[begin Data records]

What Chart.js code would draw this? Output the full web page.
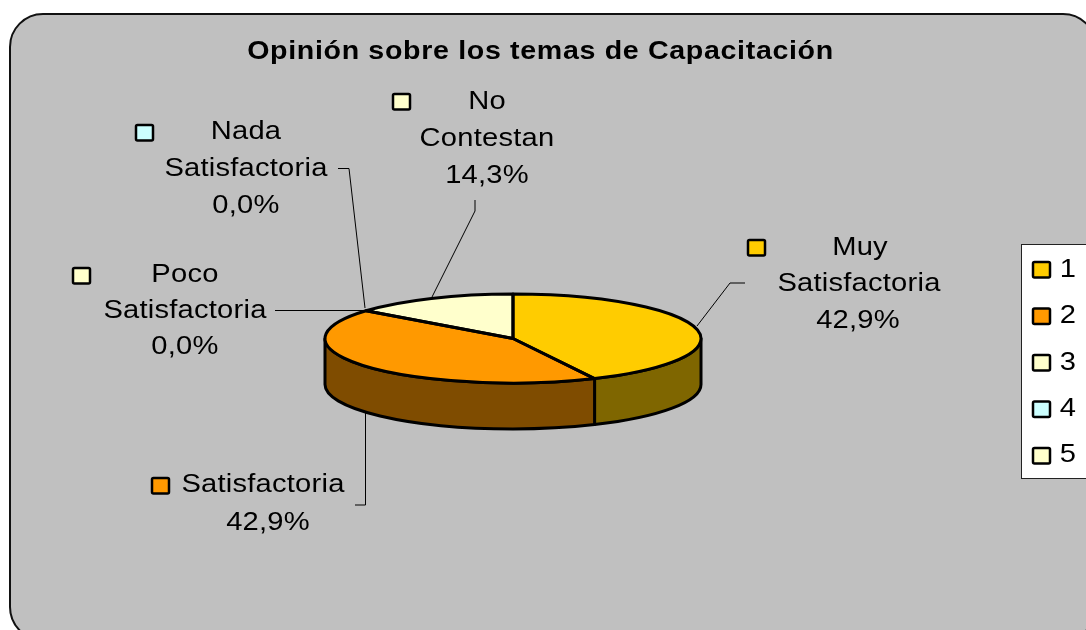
<!DOCTYPE html>
<html>
<head>
<meta charset="utf-8">
<title>Opinión sobre los temas de Capacitación</title>
<script src="https://cdn.jsdelivr.net/npm/chart.js@4/dist/chart.umd.min.js"></script>
<style>
  html, body { margin: 0; padding: 0; background: #fff; overflow: hidden; }
  canvas { display: block; }
</style>
</head>
<body>
<canvas id="chartCanvas" width="1086" height="630"></canvas>
<script>
// --- Data ---
const titleText = 'Opinión sobre los temas de Capacitación';
const legendLabels = ['1', '2', '3', '4', '5'];
const sliceNames = [['Muy', 'Satisfactoria'], ['Satisfactoria'], ['Poco', 'Satisfactoria'], ['Nada', 'Satisfactoria'], ['No', 'Contestan']];
const percents = [42.9, 42.9, 0.0, 0.0, 14.3];
const sliceColors = ['#FFCC00', '#FF9900', '#FFFFCC', '#CCFFFF', '#FFFFCC'];
const sideColors = ['#7F6600', '#7F4C00', '#7F7F66', '#667F7F', '#7F7F66'];

// --- Layout of the flattened pie ---
const squash = 44.5 / 188;
const depth = 46;
const font = '26px "Liberation Sans", Arial, sans-serif';
const titleFont = 'bold 26px "Liberation Sans", Arial, sans-serif';

// Where each data label sits: swatch box, text centre and baselines, leader line
const labelSpots = [
  { box: [747, 239], x: [860, 859, 858], y: [255, 291, 328], line: [[745, 283], [730, 283], [697, 326]] },
  { box: [151, 477], x: [263, 268], y: [492, 530], line: [[355, 505], [365.5, 505], [365.5, 413]] },
  { box: [72, 267], x: [185, 185, 185], y: [282, 318, 354], line: [[275, 310.5], [365, 310.5]] },
  { box: [135, 124], x: [246, 246, 246], y: [139, 176, 213], line: [[338, 168.5], [349, 168.5], [365, 308]] },
  { box: [392, 93], x: [487, 487, 487], y: [109, 146, 183], line: [[475, 200], [475, 211], [432, 297]] }
];

function swatch(ctx, x, y, color) {
  ctx.beginPath();
  ctx.roundRect(x + 1, y + 1, 17, 15.5, 1.5);
  ctx.fillStyle = color;
  ctx.fill();
  ctx.lineWidth = 2.5;
  ctx.strokeStyle = '#000';
  ctx.stroke();
}

// The picture's text is a bit wider than the font, so stretch it sideways
function wideText(ctx, text, x, y, stretch) {
  ctx.save();
  ctx.translate(x, y);
  ctx.scale(stretch, 1);
  ctx.fillText(text, 0, 0);
  ctx.restore();
}

// Grey rounded frame, it runs past the right and bottom of the picture
const framePlugin = {
  id: 'frame',
  beforeDraw(chart) {
    const ctx = chart.ctx;
    ctx.save();
    ctx.fillStyle = '#fff';
    ctx.fillRect(0, 0, chart.width, chart.height);
    ctx.beginPath();
    ctx.roundRect(10, 14, 1086, 626, 33);
    ctx.fillStyle = '#C0C0C0';
    ctx.fill();
    ctx.lineWidth = 2;
    ctx.strokeStyle = '#111';
    ctx.stroke();
    ctx.restore();
  }
};

// Side walls go under the arcs, the arcs get squashed, outlines go on top
const pie3dPlugin = {
  id: 'pie3d',
  beforeDatasetsDraw(chart) {
    const ctx = chart.ctx;
    const arcs = chart.getDatasetMeta(0).data;
    const { x, y, outerRadius } = arcs[0];
    const ry = outerRadius * squash;
    ctx.save();
    ctx.lineWidth = 3;
    ctx.lineJoin = 'round';
    ctx.strokeStyle = '#000';
    arcs.forEach((arc, i) => {
      const start = Math.max(arc.startAngle, 0);
      const end = Math.min(arc.endAngle, Math.PI);
      if (end <= start) return;
      ctx.beginPath();
      ctx.ellipse(x, y, outerRadius, ry, 0, start, end);
      ctx.ellipse(x, y + depth, outerRadius, ry, 0, end, start, true);
      ctx.closePath();
      ctx.fillStyle = sideColors[i];
      ctx.fill();
      ctx.stroke();
    });
    ctx.restore();

    ctx.save();
    ctx.translate(x, y);
    ctx.scale(1, squash);
    ctx.translate(-x, -y);
  },
  afterDatasetsDraw(chart) {
    const ctx = chart.ctx;
    ctx.restore();
    const arcs = chart.getDatasetMeta(0).data;
    ctx.save();
    ctx.lineWidth = 3;
    ctx.lineJoin = 'round';
    ctx.strokeStyle = '#000';
    arcs.forEach(arc => {
      if (arc.endAngle <= arc.startAngle) return;
      ctx.beginPath();
      ctx.moveTo(arc.x, arc.y);
      ctx.ellipse(arc.x, arc.y, arc.outerRadius, arc.outerRadius * squash, 0, arc.startAngle, arc.endAngle);
      ctx.closePath();
      ctx.stroke();
    });
    ctx.restore();
  }
};

// Title, data labels with their little swatches and leader lines, then the legend box
const labelsPlugin = {
  id: 'sliceLabels',
  afterDraw(chart) {
    const ctx = chart.ctx;
    ctx.save();
    ctx.textAlign = 'center';
    ctx.textBaseline = 'alphabetic';

    ctx.font = titleFont;
    ctx.letterSpacing = '0.6px';
    ctx.fillStyle = '#000';
    wideText(ctx, titleText, 540.5, 59, 1.1);

    ctx.font = font;
    ctx.letterSpacing = '0.2px';
    labelSpots.forEach((spot, i) => {
      swatch(ctx, spot.box[0], spot.box[1], sliceColors[i]);
      const rows = [...sliceNames[i], percents[i].toFixed(1).replace('.', ',') + '%'];
      ctx.fillStyle = '#000';
      rows.forEach((row, r) => wideText(ctx, row, spot.x[r], spot.y[r], 1.12));

      ctx.beginPath();
      spot.line.forEach((p, n) => (n ? ctx.lineTo(p[0], p[1]) : ctx.moveTo(p[0], p[1])));
      ctx.lineWidth = 1;
      ctx.strokeStyle = '#000';
      ctx.stroke();
    });

    // Legend
    ctx.fillStyle = '#fff';
    ctx.fillRect(1022, 244, 70, 235);
    ctx.lineWidth = 1;
    ctx.strokeStyle = '#222';
    ctx.strokeRect(1021.5, 244.5, 70, 234);
    legendLabels.forEach((label, i) => {
      swatch(ctx, 1032, 261 + i * 46.5, sliceColors[i]);
      ctx.fillStyle = '#000';
      wideText(ctx, label, 1068, 277 + i * 46.25, 1.12);
    });
    ctx.restore();
  }
};

new Chart(document.getElementById('chartCanvas'), {
  type: 'pie',
  data: {
    labels: legendLabels,
    datasets: [{
      data: percents,
      backgroundColor: sliceColors,
      borderWidth: 0,
      hoverOffset: 0
    }]
  },
  plugins: [framePlugin, pie3dPlugin, labelsPlugin],
  options: {
    responsive: false,
    animation: false,
    layout: { padding: { left: 325, right: 385, top: 150.5, bottom: 103.5 } },
    plugins: {
      legend: { display: false },
      tooltip: { enabled: false }
    }
  }
});
</script>
</body>
</html>
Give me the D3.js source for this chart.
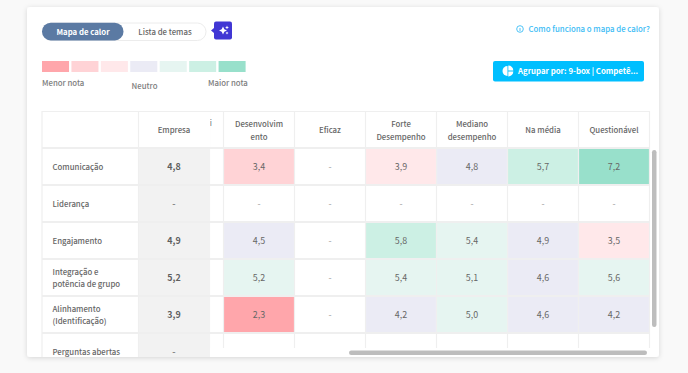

[end Data records]

[Stated task]: Gather each line that holds "this".

[Right answer]:
What Chart.js code would draw this? Output the full web page.
Give me the D3.js source for this chart.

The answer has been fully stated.